Edito 13: Consensus de Washington et dissensus des indignés
Le 2011 arabe, avec ses ramifications mondiales, arrivant jusqu’aux portes de Wall Street, semble être sur le point d’achever définitivement le Consensus de Washington. Ce dernier, né sur les décombres du Mur de Berlin en 1989, annonçait à partir de la Mecque du capitalisme mondial, le triomphe des fortunés. Inspirés par l’école néolibérale de Chicago, les dix commandements de ce Consensus étaient censés remettre les pays en développement sur les rails de la croissance et de la rigueur budgétaire. Un mot-clé manquait au programme : la justice (sociale et économique).
Si les premières cibles de cette gigantesque mascarade y ont laissé des plumes (le nombre de pauvres en Amérique latine est passé entre 1980 et 2000 de 120 à 220 millions), elles ont eu la chance d’avoir des leaders clairvoyants, des investisseurs atypiques et des sociétés civiles dynamiques, pour tourner le dos à ce marché de dupes et avoir le courage de politiques alternatives. De ce côté-ci du globe, manque de bol, la pilule a été administrée par des autocraties corrompues, têtues, opaques et prétendument soucieuses des équilibres macro-économiques. A l’arrivée, les régimes en place ont fini par agacer les indignés de tous bords.
Comme par effet boomerang, l’onde de choc de cette indignation des «petites gens» a été fortement ressentie au coeur du temple où le Consensus de Washington a vu le jour, depuis plus de deux décennies : la Banque mondiale et le Fonds Monétaire International. Lors de leur dernier sommet annuel, tenu en septembre 2011, les débats à l’ordre du jour traduisaient un remueméninges sans précédent. Comment contourner les gouvernements et soutenir financièrement et/ou logistiquement des sociétés civiles à l’écoute du réel ? Comment aider ces populations victimes d’injustices à passer du «shouting» au «counting» ?

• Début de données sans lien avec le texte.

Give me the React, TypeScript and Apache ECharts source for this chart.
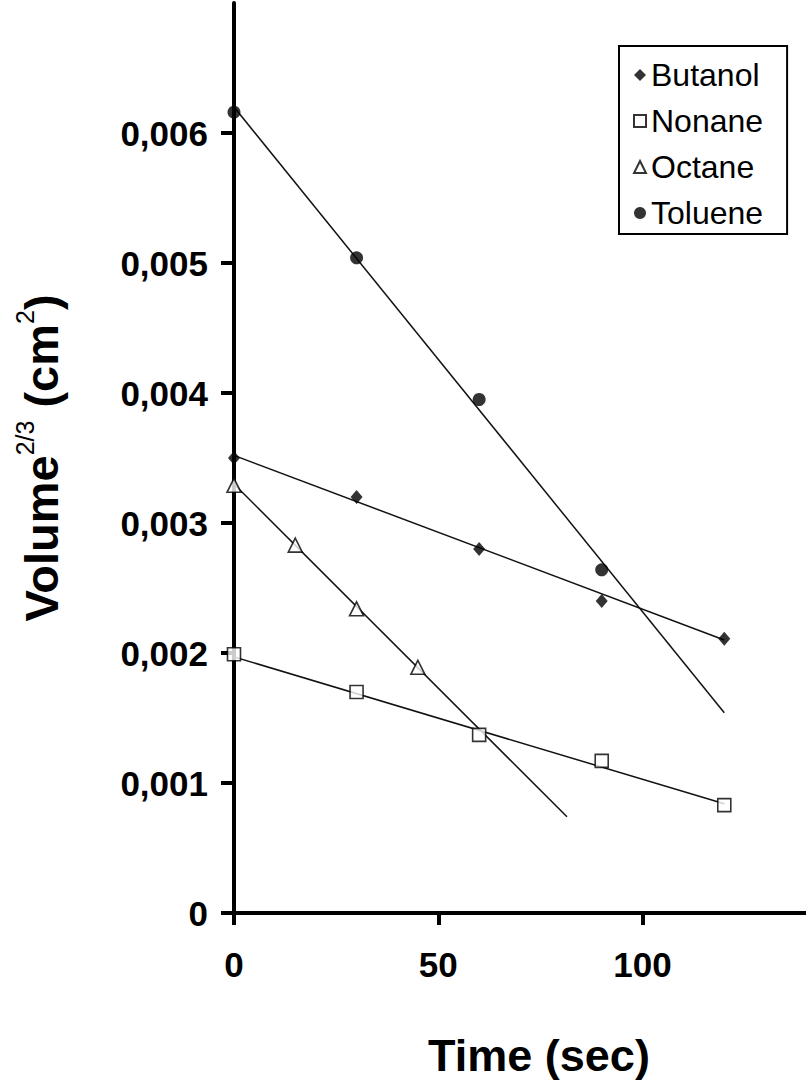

Faut-il en déduire que le dissensus des indignés inverse la tendance ? N’allons pas si vite en besogne. Ce que l’élite façonnant la politique économique dominante tente de remettre sur la table (le rôle de l’Etat régulateur, la revalorisation de l’emploi, la transparence des comptes, la ré-humanisation de l’économie) est une version toilettée, aseptisée, de demandes pressantes et fortement argumentées provenant d’économistes maison, comme Joseph Stiglitz, qui ont fait leur deuil de ce sinistre Consensus depuis des lustres. Au fond, cela ressemble fort à une réplique d’élite, perplexe devant ce soudain retour des peuples et prête à faire quelques concessions sur des aspects cosmétiques (l’accès à l’information, à des financements partiels ou à des plateformes d’échange). L’essentiel des ruptures à opérer dépendent des rapports de force au sein de chaque pays. Or, là, les consensus institutionnels, à Rabat par exemple mais aussi au Caire ou à Tunis, sont plus durs à faire bouger. Pourquoi ? Les élites qui tiennent les rênes, relayées par des experts biberonnés au dogme néolibéral, cherchent plus à gagner du temps et amadouer les protestataires qu’à instaurer les bases d’une gouvernance plus juste et équitable.